By Geoff Adams-Spink BBC News website disability affairs correspondent |

 Maria Eagle and Bert Massie think the act is a step change |
A new law to promote the rights of disabled people has been enacted - honouring a 2001 manifesto pledge. The 2005 Disability Discrimination Act strengthens existing legislation by widening the definition of disability and setting a deadline for rail access.
Campaigners have welcomed the new measures, but say the act fails in a number of key areas.
Disability Rights Commission (DRC) chairman Bert Massie described it as "a major advance in civil rights".
The 2005 act contains a number of measures which disability campaigners said were missing from its predecessor, the 1995 Disability Discrimination Act.
These include:
- Widening the definition of disability to include people with progressive conditions like MS, HIV and some cancers from the time they are diagnosed.
- Improving access to transport by including transport operators in the requirement to make their services accessible, and by setting an end date of 2020 by which all "rail vehicles" will have to be disabled friendly.
- Placing a duty on all public bodies to promote positive attitudes to disability.
- Extending the protection given to people with mental health problems by removing the requirement that conditions should be "clinically well recognised".
- Giving tenants the right to make reasonable, disability-related alterations to their homes.
- Making disability rights legislation apply to private clubs with more than 25 members, including political parties.
- Placing a duty on local authorities not to discriminate against disabled councillors.
- Including bodies that award qualifications like GCSEs and A-levels.
"We warmly welcome the introduction of the new act and thank members from all sides for its cross-party support and swift passage through parliament," said the DRC's Bert Massie.
As the legislation was completing its passage through the House of Commons, disability minister, Maria Eagle, said: "This is a bill of which we can all be proud."
The consultation process for the new law began in 1997 when the government appointed the Disability Rights Task Force to look at gaps in the existing legislation.
"This act now represents real progress for disabled people," said Kate Nash, chief executive of pan-disability charity, Radar.
"It's designed to combat discrimination and to help disabled people achieve the full social inclusion that so many people take for granted in their day-to-day lives."
Radar has coordinated the New Spirit Coalition (NSC) - a group made up of more than 30 disability organisations with the aim of achieving full social inclusion.

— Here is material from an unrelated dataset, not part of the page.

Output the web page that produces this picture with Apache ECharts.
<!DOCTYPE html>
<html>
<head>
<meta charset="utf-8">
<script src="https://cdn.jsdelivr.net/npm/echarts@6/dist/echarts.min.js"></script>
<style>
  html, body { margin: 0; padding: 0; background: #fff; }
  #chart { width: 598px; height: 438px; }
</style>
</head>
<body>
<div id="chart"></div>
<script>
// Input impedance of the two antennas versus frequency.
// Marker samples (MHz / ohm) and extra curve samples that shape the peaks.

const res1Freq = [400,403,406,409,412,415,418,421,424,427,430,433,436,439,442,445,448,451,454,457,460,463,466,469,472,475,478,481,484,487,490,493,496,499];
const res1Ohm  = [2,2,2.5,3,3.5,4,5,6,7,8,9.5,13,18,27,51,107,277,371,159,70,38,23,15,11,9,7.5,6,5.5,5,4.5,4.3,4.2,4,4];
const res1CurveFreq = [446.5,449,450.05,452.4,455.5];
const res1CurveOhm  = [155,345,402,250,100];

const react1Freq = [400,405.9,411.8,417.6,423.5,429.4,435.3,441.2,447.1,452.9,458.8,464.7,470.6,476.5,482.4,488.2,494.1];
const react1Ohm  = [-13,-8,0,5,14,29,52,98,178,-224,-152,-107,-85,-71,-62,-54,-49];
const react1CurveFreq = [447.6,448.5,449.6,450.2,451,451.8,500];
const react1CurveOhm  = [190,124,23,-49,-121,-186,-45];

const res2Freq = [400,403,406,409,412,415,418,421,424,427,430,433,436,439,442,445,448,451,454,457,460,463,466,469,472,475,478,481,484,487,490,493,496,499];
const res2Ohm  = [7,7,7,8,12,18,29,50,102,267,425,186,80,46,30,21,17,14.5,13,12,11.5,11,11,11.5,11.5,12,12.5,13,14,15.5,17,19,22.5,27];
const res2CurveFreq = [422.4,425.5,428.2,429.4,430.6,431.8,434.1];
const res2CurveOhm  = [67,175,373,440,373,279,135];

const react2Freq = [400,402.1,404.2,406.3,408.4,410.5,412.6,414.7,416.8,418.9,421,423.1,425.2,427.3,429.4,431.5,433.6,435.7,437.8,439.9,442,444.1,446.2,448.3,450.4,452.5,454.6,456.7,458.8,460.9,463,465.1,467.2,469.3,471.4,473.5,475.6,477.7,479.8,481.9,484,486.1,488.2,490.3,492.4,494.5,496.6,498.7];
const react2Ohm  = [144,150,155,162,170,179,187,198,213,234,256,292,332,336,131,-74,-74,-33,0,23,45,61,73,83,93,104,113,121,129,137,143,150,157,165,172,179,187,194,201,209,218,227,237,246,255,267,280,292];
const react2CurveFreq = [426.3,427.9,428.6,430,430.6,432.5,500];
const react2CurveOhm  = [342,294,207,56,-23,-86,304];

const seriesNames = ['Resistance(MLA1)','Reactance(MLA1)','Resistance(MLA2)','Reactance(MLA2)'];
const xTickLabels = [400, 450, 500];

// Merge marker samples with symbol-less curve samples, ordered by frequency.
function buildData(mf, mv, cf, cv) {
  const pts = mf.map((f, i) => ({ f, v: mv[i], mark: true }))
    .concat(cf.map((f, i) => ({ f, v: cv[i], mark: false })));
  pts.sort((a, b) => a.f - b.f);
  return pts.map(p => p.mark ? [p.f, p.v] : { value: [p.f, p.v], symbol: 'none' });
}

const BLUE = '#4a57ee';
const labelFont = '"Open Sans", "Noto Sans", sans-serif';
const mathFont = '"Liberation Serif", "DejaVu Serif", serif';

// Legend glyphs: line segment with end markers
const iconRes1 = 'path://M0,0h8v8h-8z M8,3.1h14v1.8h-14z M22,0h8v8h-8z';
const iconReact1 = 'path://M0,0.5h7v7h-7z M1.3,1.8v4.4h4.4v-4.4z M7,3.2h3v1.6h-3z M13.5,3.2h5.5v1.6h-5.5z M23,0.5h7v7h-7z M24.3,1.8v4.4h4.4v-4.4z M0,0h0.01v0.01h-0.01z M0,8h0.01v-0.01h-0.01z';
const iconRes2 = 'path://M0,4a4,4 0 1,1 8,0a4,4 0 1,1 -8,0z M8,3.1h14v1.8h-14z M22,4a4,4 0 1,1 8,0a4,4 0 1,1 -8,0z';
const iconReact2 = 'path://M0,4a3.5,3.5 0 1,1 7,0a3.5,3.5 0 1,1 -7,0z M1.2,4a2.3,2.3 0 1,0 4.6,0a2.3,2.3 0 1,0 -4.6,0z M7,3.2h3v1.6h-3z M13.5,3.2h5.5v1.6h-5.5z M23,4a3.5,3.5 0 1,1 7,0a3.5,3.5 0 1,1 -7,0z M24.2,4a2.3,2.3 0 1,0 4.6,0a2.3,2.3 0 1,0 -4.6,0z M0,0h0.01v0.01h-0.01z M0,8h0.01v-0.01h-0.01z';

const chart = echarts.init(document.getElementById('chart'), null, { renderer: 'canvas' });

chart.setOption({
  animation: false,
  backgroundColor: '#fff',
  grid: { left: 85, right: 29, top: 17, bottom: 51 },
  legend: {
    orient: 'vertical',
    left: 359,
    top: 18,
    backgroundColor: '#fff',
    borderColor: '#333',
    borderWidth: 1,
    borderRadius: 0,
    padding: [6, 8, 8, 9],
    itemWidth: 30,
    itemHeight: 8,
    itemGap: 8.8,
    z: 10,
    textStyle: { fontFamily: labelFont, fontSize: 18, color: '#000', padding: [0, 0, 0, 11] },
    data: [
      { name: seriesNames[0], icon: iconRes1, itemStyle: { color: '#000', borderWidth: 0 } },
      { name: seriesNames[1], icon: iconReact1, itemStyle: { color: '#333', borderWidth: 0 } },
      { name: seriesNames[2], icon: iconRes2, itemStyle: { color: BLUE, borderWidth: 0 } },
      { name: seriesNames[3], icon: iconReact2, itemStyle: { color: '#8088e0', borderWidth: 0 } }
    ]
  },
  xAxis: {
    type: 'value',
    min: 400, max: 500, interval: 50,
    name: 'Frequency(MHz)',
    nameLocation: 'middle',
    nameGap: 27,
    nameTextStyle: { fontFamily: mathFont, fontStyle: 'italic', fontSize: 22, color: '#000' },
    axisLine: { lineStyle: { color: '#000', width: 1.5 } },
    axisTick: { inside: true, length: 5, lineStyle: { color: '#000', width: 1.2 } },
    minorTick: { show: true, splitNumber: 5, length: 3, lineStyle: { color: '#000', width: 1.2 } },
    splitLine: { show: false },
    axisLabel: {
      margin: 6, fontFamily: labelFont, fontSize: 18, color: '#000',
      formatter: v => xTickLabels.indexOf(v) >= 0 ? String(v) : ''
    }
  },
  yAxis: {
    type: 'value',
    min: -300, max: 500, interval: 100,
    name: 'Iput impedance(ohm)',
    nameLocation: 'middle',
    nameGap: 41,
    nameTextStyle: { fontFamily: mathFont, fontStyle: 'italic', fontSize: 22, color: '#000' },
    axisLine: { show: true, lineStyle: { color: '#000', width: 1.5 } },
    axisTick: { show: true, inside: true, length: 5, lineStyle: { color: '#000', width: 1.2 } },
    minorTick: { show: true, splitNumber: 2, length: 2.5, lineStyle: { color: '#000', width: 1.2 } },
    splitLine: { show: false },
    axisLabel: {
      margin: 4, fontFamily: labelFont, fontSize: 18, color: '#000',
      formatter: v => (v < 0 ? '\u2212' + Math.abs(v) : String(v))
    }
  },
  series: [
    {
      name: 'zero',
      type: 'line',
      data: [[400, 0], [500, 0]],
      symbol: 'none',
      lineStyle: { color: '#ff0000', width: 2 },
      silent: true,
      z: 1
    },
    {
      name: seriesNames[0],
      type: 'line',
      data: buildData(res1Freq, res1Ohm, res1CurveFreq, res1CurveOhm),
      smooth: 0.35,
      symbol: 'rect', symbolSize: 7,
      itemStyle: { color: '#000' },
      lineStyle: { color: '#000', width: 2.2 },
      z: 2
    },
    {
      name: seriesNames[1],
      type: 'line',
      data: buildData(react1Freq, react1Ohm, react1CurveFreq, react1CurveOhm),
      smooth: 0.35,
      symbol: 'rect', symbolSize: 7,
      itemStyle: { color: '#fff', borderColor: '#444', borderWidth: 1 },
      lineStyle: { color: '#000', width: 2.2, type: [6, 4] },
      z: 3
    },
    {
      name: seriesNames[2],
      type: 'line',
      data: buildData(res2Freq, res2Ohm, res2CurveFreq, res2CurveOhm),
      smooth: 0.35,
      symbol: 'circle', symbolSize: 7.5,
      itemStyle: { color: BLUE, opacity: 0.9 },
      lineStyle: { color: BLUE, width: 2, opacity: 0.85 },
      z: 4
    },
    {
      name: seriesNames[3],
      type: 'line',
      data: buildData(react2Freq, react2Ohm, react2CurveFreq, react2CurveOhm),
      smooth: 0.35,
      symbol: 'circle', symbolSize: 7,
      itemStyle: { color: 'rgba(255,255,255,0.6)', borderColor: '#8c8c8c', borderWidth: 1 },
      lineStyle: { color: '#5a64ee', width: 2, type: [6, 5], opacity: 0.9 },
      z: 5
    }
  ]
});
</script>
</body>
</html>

The NSC says it is disappointed that no protection is offered to people who experience occasional and unrelated bouts of depression.
It also points to the lack of a plan to promote independent living, the fact that disabled people don't have the right to make reasonable adjustments to the communal areas in flats, and the absence of a duty to provide audio visual technology on buses for people with sight and hearing impairments.
The coalition says its members now look forward to the implementation of measures put forward by Number Ten's strategy unit which set out a 20-year plan for reducing the inequalities between disabled and non-disabled people.